I do not like to cry, not even for the beauty of our humanity, expressed by a gentle heart.
Never think ill of soldiers, dear reader. Many of them are like Chris North, hoping to save life, rather than take it. They weep for the innocent, as we do -- and they see horror close up, the better to know its misery.
Please God, watch over this good and decent man.
That's my recurring thought, an uncomfortable and useless plea to no one in particular -- and I certainly couldn't say such a thing to Chris in person.
He's full of enthusiasm and cheerful self-mockery and warmth. His wife and children are wonderful. He says that his work is just a job. Okay, Chris. It's just a job, the kind of job that makes sense for a retired British Army NCO, whose kids need a comfortable, clean home in Scotland, while Dad risks his life picking up landmines seven days a week, ten months a year, a thousand miles away.

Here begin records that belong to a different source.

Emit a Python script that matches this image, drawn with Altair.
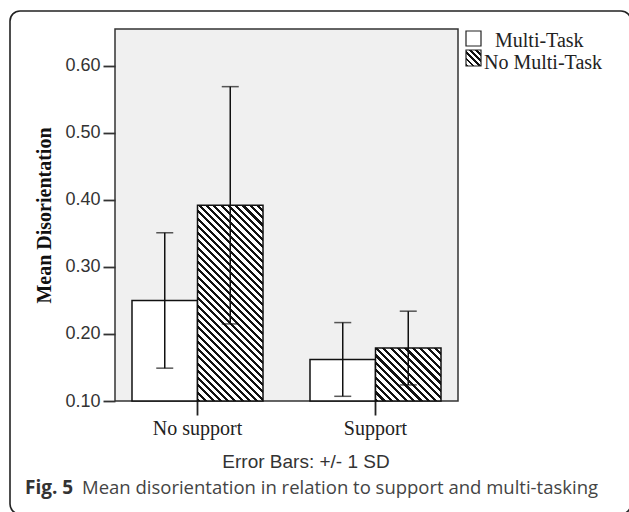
import math
import altair as alt
import pandas as pd

# ---- data ----
groups = ["No support", "Support"]
series = ["Multi-Task", "No Multi-Task"]
mean_multi = [0.250, 0.162]
mean_nomulti = [0.392, 0.179]
sd_multi = [0.101, 0.055]
sd_nomulti = [0.177, 0.055]
y_ticks = [0.10, 0.20, 0.30, 0.40, 0.50, 0.60]

rows = []
for i, g in enumerate(groups):
    rows.append({"group": g, "series": series[0], "mean": mean_multi[i], "sd": sd_multi[i]})
    rows.append({"group": g, "series": series[1], "mean": mean_nomulti[i], "sd": sd_nomulti[i]})
df = pd.DataFrame(rows)
df["lo"] = df["mean"] - df["sd"]
df["hi"] = df["mean"] + df["sd"]

# ---- layout ----
W, H = 343, 372
YMIN, YMAX = 0.10, 0.655
PI, PO = 0.264, 0.0955
step = W / (2 - PI + 2 * PO)
bar_w = step * (1 - PI) / 2

SERIF = "Liberation Serif"
SANS = "Liberation Sans"


def hatch(w, h, period=5.2, frac=0.42):
    s = (w + h) / (w * w + h * h)
    n = max(1, round((w + h) / (math.sqrt(2) * period)))
    stops = []
    for k in range(n):
        a, b, c = k / n, (k + frac) / n, (k + 1) / n
        stops += [
            {"offset": a, "color": "#111"},
            {"offset": b, "color": "#111"},
            {"offset": b, "color": "white"},
            {"offset": c, "color": "white"},
        ]
    return {"gradient": "linear", "x1": 0, "y1": 1, "x2": s * w, "y2": 1 - s * h, "stops": stops}


x_enc = alt.X("group:N", sort=groups,
              scale=alt.Scale(paddingInner=PI, paddingOuter=PO),
              axis=alt.Axis(title=None, labelAngle=0, labelFont=SERIF, labelFontSize=20,
                            labelColor="#222", tickSize=14, tickWidth=1.8, tickColor="#222",
                            domain=False, labelPadding=3))
xo_enc = alt.XOffset("series:N", sort=series, scale=alt.Scale(paddingInner=0, paddingOuter=0))
y_scale = alt.Scale(domain=[YMIN, YMAX], zero=False, nice=False)
y_enc = alt.Y("mean:Q", scale=y_scale,
              axis=alt.Axis(values=y_ticks, format=".2f", title="Mean Disorientation",
                            titleFont=SERIF, titleFontSize=20, titleFontWeight="bold",
                            titleColor="#111", titlePadding=10,
                            labelFont=SANS, labelFontSize=18, labelColor="#333",
                            tickSize=12, tickWidth=1.8, tickColor="#333", labelPadding=3,
                            domain=False, grid=False))

base = alt.Chart(df).encode(x=x_enc, xOffset=xo_enc)

layers = []
# frame around the figure
frame = alt.Chart(pd.DataFrame({"k": [0]})).mark_rect(
    fillOpacity=0, stroke="#222", strokeWidth=1.6, cornerRadius=10, clip=False
).encode(x=alt.value(-105), x2=alt.value(516), y=alt.value(-18), y2=alt.value(485))
layers.append(frame)

white_bars = base.transform_filter(alt.datum.series == series[0]).mark_bar(
    fill="white", stroke="#111", strokeWidth=1.5
).encode(y=y_enc, y2=alt.datum(YMIN))
layers.append(white_bars)

for i, g in enumerate(groups):
    h = (mean_nomulti[i] - YMIN) / (YMAX - YMIN) * H
    hb = base.transform_filter(
        (alt.datum.series == series[1]) & (alt.datum.group == g)
    ).mark_bar(fill=hatch(bar_w, h), stroke="#111", strokeWidth=1.5).encode(
        y=alt.Y("mean:Q", scale=y_scale), y2=alt.datum(YMIN))
    layers.append(hb)

err = base.mark_rule(color="#111", strokeWidth=1.5).encode(
    y=alt.Y("lo:Q", scale=y_scale), y2="hi:Q")
cap_lo = base.mark_tick(color="#111", size=17, thickness=1.5).encode(y=alt.Y("lo:Q", scale=y_scale))
cap_hi = base.mark_tick(color="#111", size=17, thickness=1.5).encode(y=alt.Y("hi:Q", scale=y_scale))
layers += [err, cap_lo, cap_hi]

# legend
one = pd.DataFrame({"k": [0]})
leg1 = alt.Chart(one).mark_rect(fill="white", stroke="#222", strokeWidth=1.2, clip=False).encode(
    x=alt.value(351), x2=alt.value(366), y=alt.value(2), y2=alt.value(17))
leg2 = alt.Chart(one).mark_rect(fill=hatch(15, 16, period=4.5, frac=0.45), stroke="#222",
                                strokeWidth=1.2, clip=False).encode(
    x=alt.value(351), x2=alt.value(366), y=alt.value(21), y2=alt.value(37))
leg_t1 = alt.Chart(one).mark_text(font=SERIF, fontSize=20, color="#222", align="left",
                                  baseline="alphabetic", text=series[0]).encode(
    x=alt.value(380), y=alt.value(18))
leg_t2 = alt.Chart(one).mark_text(font=SERIF, fontSize=20, color="#222", align="left",
                                  baseline="alphabetic", text=series[1]).encode(
    x=alt.value(369), y=alt.value(40))
layers += [leg1, leg2, leg_t1, leg_t2]

note = alt.Chart(one).mark_text(font=SANS, fontSize=19, color="#333", align="center",
                                baseline="alphabetic", text="Error Bars: +/- 1 SD").encode(
    x=alt.value(191), y=alt.value(439))
cap_a = alt.Chart(one).mark_text(font="Open Sans", fontSize=19, fontWeight="bold", color="#333",
                                 align="left", baseline="alphabetic", text="Fig. 5").encode(
    x=alt.value(-90), y=alt.value(465))
cap_b = alt.Chart(one).mark_text(font="Open Sans", fontSize=18.5, color="#444", align="left",
                                 baseline="alphabetic",
                                 text="Mean disorientation in relation to support and multi-tasking").encode(
    x=alt.value(-33), y=alt.value(465))
layers += [note, cap_a, cap_b]

chart = alt.layer(*layers).properties(
    width=W, height=H,
    autosize=alt.AutoSizeParams(type="none"),
    padding={"left": 115, "top": 29, "right": 629 - 115 - W, "bottom": 512 - 29 - H},
    background="white",
).configure_view(fill="#f0f0f0", stroke="#333", strokeWidth=1.5)

chart.save("out.html", embed_options={"renderer": "svg", "actions": False})
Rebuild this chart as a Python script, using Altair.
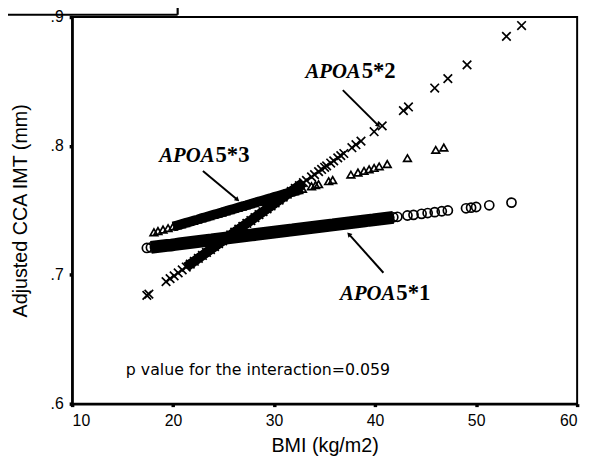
import altair as alt
import pandas as pd

# ---------------- data ----------------
# APOA5*1 (circles)
c_bmi = [17.4, 17.8, 18.2, 18.6, 19.0, 19.4, 19.8, 20.2, 20.6, 21.0, 21.4, 21.8, 22.2, 22.6,
         23.0, 23.4, 23.8, 24.2, 24.6, 25.0, 25.4, 25.8, 26.2, 26.6, 27.0, 27.4, 27.8, 28.2,
         28.6, 29.0, 29.4, 29.8, 30.2, 30.6, 31.0, 31.4, 31.8, 32.2, 32.6, 33.0, 33.4, 33.8,
         34.2, 34.6, 35.0, 35.4, 35.8, 36.2, 36.6, 37.0, 37.4, 37.8, 38.2, 38.6, 39.0, 39.4,
         39.8, 40.2, 40.6, 41.0, 41.4, 41.8, 42.2, 43.2, 43.8, 44.6, 45.2, 45.9, 46.6, 47.2,
         49.0, 49.5, 50.0, 51.3, 53.5]
c_imt = [.7208, .7212, .7216, .7220, .7224, .7228, .7231, .7235, .7239, .7243, .7247, .7251,
         .7255, .7259, .7263, .7267, .7270, .7274, .7278, .7282, .7286, .7290, .7294, .7298,
         .7302, .7306, .7309, .7313, .7317, .7321, .7325, .7329, .7333, .7337, .7341, .7345,
         .7348, .7352, .7356, .7360, .7364, .7368, .7372, .7376, .7380, .7384, .7387, .7391,
         .7395, .7399, .7403, .7407, .7411, .7415, .7419, .7423, .7426, .7430, .7434, .7438,
         .7442, .7446, .7450, .7460, .7465, .7473, .7479, .7486, .7493, .7499,
         .7516, .7521, .7526, .7539, .7560]

# APOA5*3 (triangles)
t_bmi = [18.1, 18.5, 19.0, 19.5, 20.0, 20.4, 20.8, 21.2, 21.6, 22.0, 22.4, 22.8, 23.2, 23.6,
         24.0, 24.4, 24.8, 25.2, 25.6, 26.0, 26.4, 26.8, 27.2, 27.6, 28.0, 28.4, 28.8, 29.2,
         29.6, 30.0, 30.4, 30.8, 31.2, 31.6, 32.0, 32.4, 32.8, 33.7, 34.1, 34.4, 35.4, 35.8,
         37.6, 38.3, 38.9, 39.4, 39.9, 40.4, 41.2, 43.2, 46.0, 46.8]
t_imt = [.7330, .7339, .7351, .7362, .7374, .7383, .7392, .7401, .7410, .7419, .7428, .7438,
         .7447, .7456, .7465, .7474, .7483, .7493, .7502, .7511, .7520, .7529, .7538, .7548,
         .7557, .7566, .7575, .7584, .7593, .7603, .7612, .7621, .7630, .7639, .7648, .7657,
         .7667, .7687, .7696, .7703, .7726, .7735, .7777, .7793, .7806, .7818, .7829, .7841,
         .7859, .7905, .7969, .7987]

# APOA5*2 (crosses)
x_bmi = [17.4, 17.6, 19.3, 19.7, 20.1, 20.5, 20.9, 21.3, 21.7, 22.1, 22.5, 22.9, 23.3, 23.7,
         24.1, 24.5, 24.9, 25.3, 25.7, 26.1, 26.5, 26.9, 27.3, 27.7, 28.1, 28.5, 28.9, 29.3,
         29.7, 30.1, 30.5, 30.9, 31.3, 31.7, 32.1, 32.5, 32.9, 33.2, 33.7, 34.0, 34.4, 34.7,
         35.0, 35.2, 35.6, 35.9, 36.3, 36.6, 36.9, 37.7, 38.1, 38.6, 39.9, 40.7, 42.8, 43.3,
         45.9, 47.2, 49.1, 53.0, 54.5]
x_imt = [.6840, .6850, .6947, .6970, .6992, .7015, .7038, .7060, .7083, .7105, .7128, .7150,
         .7173, .7196, .7218, .7241, .7263, .7286, .7309, .7331, .7354, .7376, .7399, .7421,
         .7444, .7467, .7489, .7512, .7534, .7557, .7580, .7602, .7625, .7647, .7670, .7692,
         .7715, .7732, .7760, .7777, .7800, .7817, .7834, .7845, .7867, .7884, .7907, .7924,
         .7941, .7986, .8009, .8037, .8110, .8155, .8274, .8302, .8449, .8522, .8629, .8850,
         .8934]

groups = ["APOA5*1", "APOA5*3", "APOA5*2"]
band_lo = [17.6, 20.0, 21.0]
band_hi = [41.8, 32.8, 32.9]

x_ticks = [10, 20, 30, 40, 50, 60]
y_ticks = [0.6, 0.7, 0.8, 0.9]

# annotation labels
lab_a = ["APOA", "APOA", "APOA"]
lab_b = ["5*1", "5*3", "5*2"]
lab_x = [42.0, 24.1, 38.57]
lab_y = [0.6802, 0.7874, 0.8525]
arr_x = [40.82, 22.95, 36.80]
arr_y = [0.7016, 0.7805, 0.8433]
arr_x2 = [37.40, 26.37, 40.33]
arr_y2 = [0.7315, 0.7582, 0.8157]
arr_angle = [318, 130, 136]

p_text = "p value for the interaction=0.059"
p_x = [15.32]
p_y = [0.6224]

# ---------------- tables ----------------
rows = []
for g, bl, bh, bs, vs in zip(groups, band_lo, band_hi, [c_bmi, t_bmi, x_bmi], [c_imt, t_imt, x_imt]):
    for b, v in zip(bs, vs):
        rows.append({"group": g, "bmi": b, "imt": v, "band": bl <= b <= bh})
df = pd.DataFrame(rows)

lab_df = pd.DataFrame({"a": lab_a, "b": lab_b, "bmi": lab_x, "imt": lab_y})
arr_df = pd.DataFrame({"bmi": arr_x, "imt": arr_y, "bmi2": arr_x2, "imt2": arr_y2, "angle": arr_angle})
p_df = pd.DataFrame({"t": [p_text], "bmi": p_x, "imt": p_y})

xscale = alt.Scale(domain=[10, 60], nice=False, zero=False)
yscale = alt.Scale(domain=[0.6, 0.9], nice=False, zero=False)
xaxis = alt.Axis(values=x_ticks, title="BMI (kg/m2)", titlePadding=8)
yaxis = alt.Axis(values=y_ticks, title="Adjusted CCA IMT (mm)", titlePadding=20,
                 labelExpr="replace(format(datum.value, '.1f'), '0.', '.')")


def X(f="bmi"):
    return alt.X(f, type="quantitative", scale=xscale, axis=xaxis)


def Y(f="imt"):
    return alt.Y(f, type="quantitative", scale=yscale, axis=yaxis)


base = alt.Chart(df)
layers = []
band_w = {"APOA5*1": 13, "APOA5*3": 10, "APOA5*2": 10}
for g in groups:
    layers.append(
        base.transform_filter((alt.datum.group == g) & alt.datum.band)
        .mark_line(color="black", strokeWidth=band_w[g], strokeCap="butt")
        .encode(x=X(), y=Y(), order="bmi:Q")
    )

layers.append(
    base.transform_filter(alt.datum.group == "APOA5*1")
    .mark_point(shape="circle", size=85, filled=False, color="black", strokeWidth=1.7, opacity=1)
    .encode(x=X(), y=Y())
)
layers.append(
    base.transform_filter(alt.datum.group == "APOA5*3")
    .mark_point(shape="triangle-up", size=60, filled=False, color="black", strokeWidth=1.7, opacity=1)
    .encode(x=X(), y=Y())
)
layers.append(
    base.transform_filter(alt.datum.group == "APOA5*2")
    .mark_point(shape="M-1,-1L1,1M1,-1L-1,1", size=75, filled=False, color="black", strokeWidth=1.7, opacity=1)
    .encode(x=X(), y=Y())
)

# annotations
lab = alt.Chart(lab_df)
layers.append(
    lab.mark_text(align="right", baseline="alphabetic", font="Liberation Serif", fontSize=21,
                  fontStyle="italic", fontWeight="bold", color="black")
    .encode(x=X(), y=Y(), text="a")
)
layers.append(
    lab.mark_text(align="left", baseline="alphabetic", font="Liberation Serif", fontSize=23, dx=1,
                  fontWeight="bold", color="black")
    .encode(x=X(), y=Y(), text="b")
)
arr = alt.Chart(arr_df)
layers.append(arr.mark_rule(color="black", strokeWidth=2).encode(x=X(), y=Y(), x2="bmi2", y2="imt2"))
layers.append(
    arr.mark_point(shape="triangle-up", size=30, filled=True, color="black", opacity=1)
    .encode(x=X("bmi2"), y=Y("imt2"), angle=alt.Angle("angle:Q", scale=None))
)
layers.append(
    alt.Chart(p_df).mark_text(align="left", baseline="alphabetic", font="DejaVu Sans", fontSize=16,
                              color="black")
    .encode(x=X(), y=Y(), text="t")
)

# fragment of a box at the top left corner
layers.append(alt.Chart(p_df).mark_rule(color="black", strokeWidth=2.2).encode(
    x=alt.value(-70), x2=alt.value(107), y=alt.value(-2.3), y2=alt.value(-2.3)))
layers.append(alt.Chart(p_df).mark_rule(color="black", strokeWidth=2.2).encode(
    x=alt.value(107), x2=alt.value(107), y=alt.value(-10), y2=alt.value(-2.3)))

chart = alt.layer(*layers).properties(
    width=512, height=392, autosize="none",
    padding={"left": 65, "top": 6, "right": 10, "bottom": 56},
).configure_view(stroke="black", strokeWidth=2).configure_axis(
    grid=False, domainColor="black", domainWidth=2.5, tickColor="black", tickWidth=3.5, tickSize=3,
    labelColor="black", labelFont="Liberation Sans", labelFontSize=16, labelPadding=6,
    titleColor="black", titleFont="Liberation Sans", titleFontSize=20, titleFontWeight="normal",
)

chart.save("out.html", embed_options={"renderer": "svg", "actions": False})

None of this sits well in my awareness now -- made worse by a phone call this morning. I thought the matter was closed after emailing a long letter to Chris, explaining that "Lock 'Em Up" Joe (a retired chief inspector of police, whose perfect honesty and dilligence outweigh a less-than-perfect track record in solving crime) will be printing the next batch of poetry books.
Chris called me from Bosnia via satellite phone, a handheld thing that he uses to summon help when one of his men is hurt on the job. He said he was between two houses -- meaning two deathtraps that have to be cleared painstakingly and twice, just to make absolutely sure they didn't miss anything. I could picture the scene in fair detail. Body armor is heavy and hot. The helmet weighs a ton, constraining vision to a little arc about the size of a 14" screen.
He was all excited, yelling like a kid about the book manuscript I had written and given him a copy to read on the plane to Zimbabwe, where Handicap is setting up another team that Chris will have to supervise in his spare time.
"It's brilliant!" he gushed, "Absolutely brilliant! I didn't even eat on the plane, because I couldn't stop reading it!"
As you can imagine, his encouragement was welcome, since I've had nothing but hell trying to get the damn thing published. If you want to volunteer for some extra agony in your life, write a sci-fi novel in which all of the characters are recognizably human and have normal names like Harry and Laura. (Note: Mars Shall Thunder is posted at www.wolfdevoon.com if you want to read what all the fuss is about.)
Chris stayed on the line until it cracked up and fizzled out, like satellite phones often do. Probably birds, or maybe a NATO jet on its way to bomb something in Corsovo or Serbia.
And this is how I'm coming home, spiritually flattened, because a poet in body armor called -- not to discuss arrangements for printing his book elsewhere, since I'm shirking the task -- but to exclaim repeatedly and at length how much he enjoyed a story about a lawyer on Mars.
In truth, I know nothing about mankind, for we are a race of open-hearted and generous souls. We work in the most miserable circumstances, usually an evil of someone else's making, and somehow we find time to love from afar -- which is how I'm leaving my friends in Europe, praying stupidly for their unlikely safety and happiness after I'm gone.
It is the human condition, to say goodbye in tears.